The project is available on GitHub. Work on it was interrupted in October 2025 when City Lights took over, but I plan to pick it up again. It is the kind of project I keep coming back to whenever there is a technique I have not tried yet.
Moving Beyond the C API
The Vulkan I had written before used the raw C API. This project switched to vulkan-hpp, the official C++ bindings, which brings RAII handles, typed enums, and method syntax to an API that can otherwise feel quite mechanical. Combined with VMA for memory allocation, the boilerplate around resource management dropped considerably. Ascent was my first real C++ project, and this was a continuation of that learning, with more room to go deeper into the language itself.
Tracy
This was my first time integrating Tracy, a frame profiler that gives a timeline view of CPU and GPU work with very low overhead. Since the rendering is GPU driven the CPU is mostly idle, so there was not much of practical value to see, but getting it wired up and understanding how it works was worthwhile on its own.
HZB Culling
The main new rendering technique in this project is hierarchical Z-buffer culling. Objects that were visible in the previous frame are rendered first in a depth prepass, and a depth pyramid is built from the result. Each level of the pyramid stores the maximum depth in a region of the screen. A compute shader then tests each remaining object's bounding box against the pyramid. If the nearest point of the box is farther than the stored maximum depth at the appropriate pyramid level, the object is occluded and can be skipped. The approach is GPU-driven and avoids any CPU readback.

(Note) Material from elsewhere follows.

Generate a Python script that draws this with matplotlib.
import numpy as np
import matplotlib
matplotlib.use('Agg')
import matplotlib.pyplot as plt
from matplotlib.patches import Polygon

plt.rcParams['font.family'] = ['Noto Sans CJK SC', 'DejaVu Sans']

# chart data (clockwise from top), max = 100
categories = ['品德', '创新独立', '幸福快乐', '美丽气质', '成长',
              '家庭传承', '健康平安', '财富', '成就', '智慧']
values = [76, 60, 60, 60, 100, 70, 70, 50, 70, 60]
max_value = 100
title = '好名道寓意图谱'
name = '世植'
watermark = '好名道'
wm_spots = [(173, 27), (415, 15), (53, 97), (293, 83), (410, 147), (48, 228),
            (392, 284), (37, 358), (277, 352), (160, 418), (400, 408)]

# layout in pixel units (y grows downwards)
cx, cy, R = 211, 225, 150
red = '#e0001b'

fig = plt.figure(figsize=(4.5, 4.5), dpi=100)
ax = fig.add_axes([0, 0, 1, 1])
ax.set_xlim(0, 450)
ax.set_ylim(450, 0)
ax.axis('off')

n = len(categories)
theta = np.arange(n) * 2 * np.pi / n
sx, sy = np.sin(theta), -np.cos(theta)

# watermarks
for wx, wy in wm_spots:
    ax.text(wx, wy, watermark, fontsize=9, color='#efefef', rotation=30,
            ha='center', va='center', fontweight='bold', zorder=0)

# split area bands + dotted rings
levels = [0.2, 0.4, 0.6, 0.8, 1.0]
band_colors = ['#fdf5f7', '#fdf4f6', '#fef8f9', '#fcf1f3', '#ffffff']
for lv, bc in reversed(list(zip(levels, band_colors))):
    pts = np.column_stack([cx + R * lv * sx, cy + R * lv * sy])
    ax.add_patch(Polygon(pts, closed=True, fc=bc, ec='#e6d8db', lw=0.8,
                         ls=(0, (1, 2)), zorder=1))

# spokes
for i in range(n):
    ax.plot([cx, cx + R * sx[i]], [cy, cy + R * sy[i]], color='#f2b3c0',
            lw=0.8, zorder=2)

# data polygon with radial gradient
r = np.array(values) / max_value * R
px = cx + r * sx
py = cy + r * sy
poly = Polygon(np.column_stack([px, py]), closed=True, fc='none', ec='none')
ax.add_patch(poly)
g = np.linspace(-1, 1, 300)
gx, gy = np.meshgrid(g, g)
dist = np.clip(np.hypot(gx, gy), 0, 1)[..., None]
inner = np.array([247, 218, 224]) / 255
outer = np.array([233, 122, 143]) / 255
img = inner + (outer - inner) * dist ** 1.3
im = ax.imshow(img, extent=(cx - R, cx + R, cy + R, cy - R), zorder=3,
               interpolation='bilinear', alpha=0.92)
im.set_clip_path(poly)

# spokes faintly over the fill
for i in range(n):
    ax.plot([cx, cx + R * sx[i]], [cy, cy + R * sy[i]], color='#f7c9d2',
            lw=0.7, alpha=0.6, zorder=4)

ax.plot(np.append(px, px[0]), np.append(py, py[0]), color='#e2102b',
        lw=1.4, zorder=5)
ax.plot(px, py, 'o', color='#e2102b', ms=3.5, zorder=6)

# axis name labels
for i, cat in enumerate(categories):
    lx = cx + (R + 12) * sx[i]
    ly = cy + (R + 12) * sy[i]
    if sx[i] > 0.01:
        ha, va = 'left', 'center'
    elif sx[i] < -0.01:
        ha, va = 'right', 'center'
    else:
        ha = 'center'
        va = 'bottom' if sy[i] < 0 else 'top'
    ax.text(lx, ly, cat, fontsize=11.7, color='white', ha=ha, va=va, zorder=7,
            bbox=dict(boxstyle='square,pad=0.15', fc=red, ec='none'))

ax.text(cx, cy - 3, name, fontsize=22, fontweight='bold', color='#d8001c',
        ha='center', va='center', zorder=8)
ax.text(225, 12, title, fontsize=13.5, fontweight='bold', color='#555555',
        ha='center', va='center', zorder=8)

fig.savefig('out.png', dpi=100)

Barrier Tracking and Bindless Descriptors
Managing Vulkan synchronization by hand gets tedious quickly. I added a simple barrier tracker that keeps the last known layout and access state for each resource and emits the correct pipeline barriers automatically when a transition is needed. It is not a full render graph, just enough structure to avoid writing barriers by hand everywhere and introducing subtle bugs when passes are reordered.

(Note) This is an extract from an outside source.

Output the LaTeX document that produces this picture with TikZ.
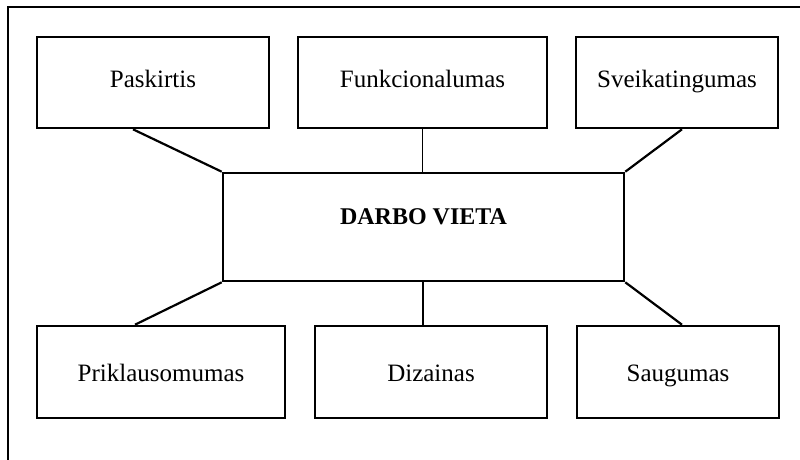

Bindless descriptors also made their first appearance here, before I carried the pattern into City Lights. Binding textures through a large descriptor array and indexing into it from the shader removes the per-draw descriptor update cost and makes the draw submission path simpler.
Build System
On the tooling side, this project was my first use of VCPkg for dependency management alongside a proper attempt at understanding CMake, rather than copying boilerplate and hoping it works. CMake is genuinely complicated and I would not claim to fully understand it, but I know enough now to be deliberate about it. Getting this right feels important if I want to work on graphics professionally, where build reproducibility and dependency management are not optional.
What's Next
This project gave me enough of a foundation that City Lights felt approachable rather than overwhelming, going in with a clear enough picture of the API to know what I wanted to do and roughly how. That said, some problems in Vulkan I still have not found a satisfying answer to. Managing resources pending deletion is one of them, every solution I have landed on has felt like a compromise rather than something I am actually happy with.
I am interested in continuing this whenever there is a technique worth exploring, and the list is never empty. Meshlets and mesh shaders are near the top of it, and I would also like to try Slang as a shading language.